El impacto que está logrando el confinamiento al detener bruscamente las actividades económicas retrata el mapa de la inequidad global, que se aprecia más en los entornos locales y en las barriadas y suburbios de las grandes aglomeraciones urbanas. Según el último estudio de la CEPAL sobre los impactos económicos del Covid 19, América latina registrará un descenso de su economía del 5.3% del PIB para el 2020, un incremento del 4.4% en el indicador de pobreza y del 2.5% de pobreza extrema. En terminos reales, si en 2019 la región contaba con 189 millones de pobres, para el 2020 esta cifra sube a 214.7 millones; mientras la población en situación de pobreza se contabilizaba en 67.5 millones, para el 2020 esta cifra sube a 83.4 millones. Todo ello explica tanto la necesidad de una estrategia sanitaria a ultranza con la cuarentena como medida central, como la imposibilidad de mantenerla, lo cual agrava por rebote la intensidad de la pandemia.

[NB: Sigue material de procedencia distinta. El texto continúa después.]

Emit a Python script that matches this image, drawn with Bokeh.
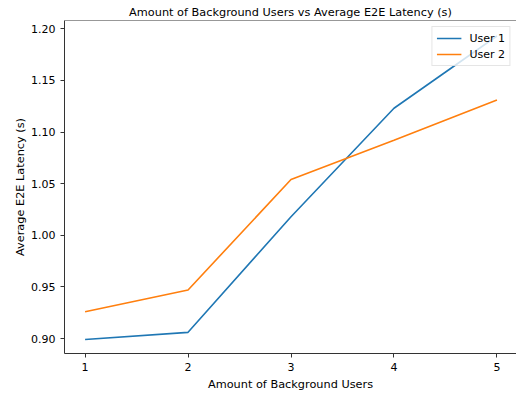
from bokeh.plotting import figure
from bokeh.models import Range1d, FixedTicker, NumeralTickFormatter, Legend, LegendItem, Span
from bokeh.embed import file_html
from bokeh.resources import INLINE

# Average end-to-end latency (s) per number of background users
background_users = [1, 2, 3, 4, 5]
user1_latency = [0.899, 0.906, 1.018, 1.123, 1.193]
user2_latency = [0.926, 0.947, 1.054, 1.092, 1.131]
y_ticks = [0.90, 0.95, 1.00, 1.05, 1.10, 1.15, 1.20]

FONT = "DejaVu Sans"
SPINE = "#333333"

y_top = 1.208
p = figure(
    width=516, height=393,
    output_backend="svg", toolbar_location=None,
    x_range=Range1d(0.8, 5.19), y_range=Range1d(0.8855, y_top),
    title="Amount of Background Users vs Average E2E Latency (s)",
    min_border_left=64, min_border_right=0, min_border_top=20, min_border_bottom=40,
)
p.background_fill_color = "white"
p.border_fill_color = "white"
p.outline_line_color = None
p.grid.visible = False

p.title.text_font = FONT
p.title.text_font_size = "11.3px"
p.title.text_font_style = "normal"
p.title.text_color = "black"
p.title.align = "center"
p.title.standoff = 3

for ax in (p.xaxis[0], p.yaxis[0]):
    ax.axis_line_color = SPINE
    ax.axis_line_width = 1
    ax.major_tick_line_color = SPINE
    ax.major_tick_in = 0
    ax.major_tick_out = 4
    ax.minor_tick_line_color = None
    ax.major_label_text_font = FONT
    ax.major_label_text_font_size = "11px"
    ax.major_label_text_color = "black"
    ax.axis_label_text_font = FONT
    ax.axis_label_text_font_size = "11.3px"
    ax.axis_label_text_font_style = "normal"
    ax.axis_label_text_color = "black"
    ax.major_label_standoff = 5

p.xaxis.ticker = FixedTicker(ticks=background_users)
p.xaxis.axis_label = "Amount of Background Users"
p.xaxis.axis_label_standoff = 4

p.yaxis.ticker = FixedTicker(ticks=y_ticks)
p.yaxis.formatter = NumeralTickFormatter(format="0.00")
p.yaxis.axis_label = "Average E2E Latency (s)"
p.yaxis.axis_label_standoff = 1

# top spine (the right side of the frame is left open)
p.add_layout(Span(location=y_top, dimension="width", line_color=SPINE, line_width=1))

r1 = p.line(background_users, user1_latency, line_color="#1f77b4", line_width=1.6)
r2 = p.line(background_users, user2_latency, line_color="#ff7f0e", line_width=1.6)

legend = Legend(
    items=[LegendItem(label="User 1", renderers=[r1]),
           LegendItem(label="User 2", renderers=[r2])],
    location="top_right",
    margin=6, padding=4, spacing=2,
    label_height=14, glyph_height=14, glyph_width=25, label_standoff=8,
    label_text_font=FONT, label_text_font_size="11px", label_text_color="black",
    border_line_color="#cccccc", border_line_width=1,
    background_fill_color="white", background_fill_alpha=0.8,
)
p.add_layout(legend)

open("out.html", "w").write(file_html(p, INLINE))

En estas condiciones, el llamado al confinamiento funciona muy relativamente: las economías de sobrevivencia no cuentan con mecanismos de aseguramiento que les permita soportar el aislamiento. Es en estos sectores donde el coronavirus ha cobrado más víctimas. Un colapso de estas economías podría significar el reaparecimiento de agudos conflictos sociales, lo cual explica la urgencia de muchos gobiernos por salir del confinamiento.
La amenaza del colapso definitivo de empresas y de actividades económicas, obliga a emprender el camino de la reactivación, lo cual conduce a operar estrategias sostenidas y selectivas de reclusión y apertura. La gravedad de la crisis instala una tensión entre la política sanitaria y la política económica; entre ambas líneas deberá entablarse una intensa comunicación, donde el manejo de datos sea la base para la produccion de indicaciones a ser seguidas en la implementación de la reactivación. Una apertura sin un adecuado control de tiempos y procedimientos, puede desatar nuevas olas de contagios de más difícil control.
Por último, el coronavirus al bloquear el sistema económico, al desatar, como se ha dicho, una crisis sistémica de estas proporciones, abre el espacio para un replanteamiento radical de los modelos económicos, que apunte a lograr vinculaciones virtuosas ente las lógicas financieras y los procesos productivos, bajo parámetros de sostenibilidad social y ambiental.
De igual forma, el impacto generado por el coronavirus podrá ser altamente gravitante en las logicas de la produccion y el consumo; un regreso a la autosostenibilidad local, un replanteamiento de las dinámicas del consumo dispendioso y superfluo. Pero la urgencia de la economía por recuperar el tiempo perdido y volver a su cauce, puede provocar que esa oportunidad se pierda. Después de esta poderosa llamada de atención operada por la presencia del coronavirus, ¿seremos capaces esta vez de modificar el rumbo y evitar la catástrofe a la cual podríamos dirigirnos?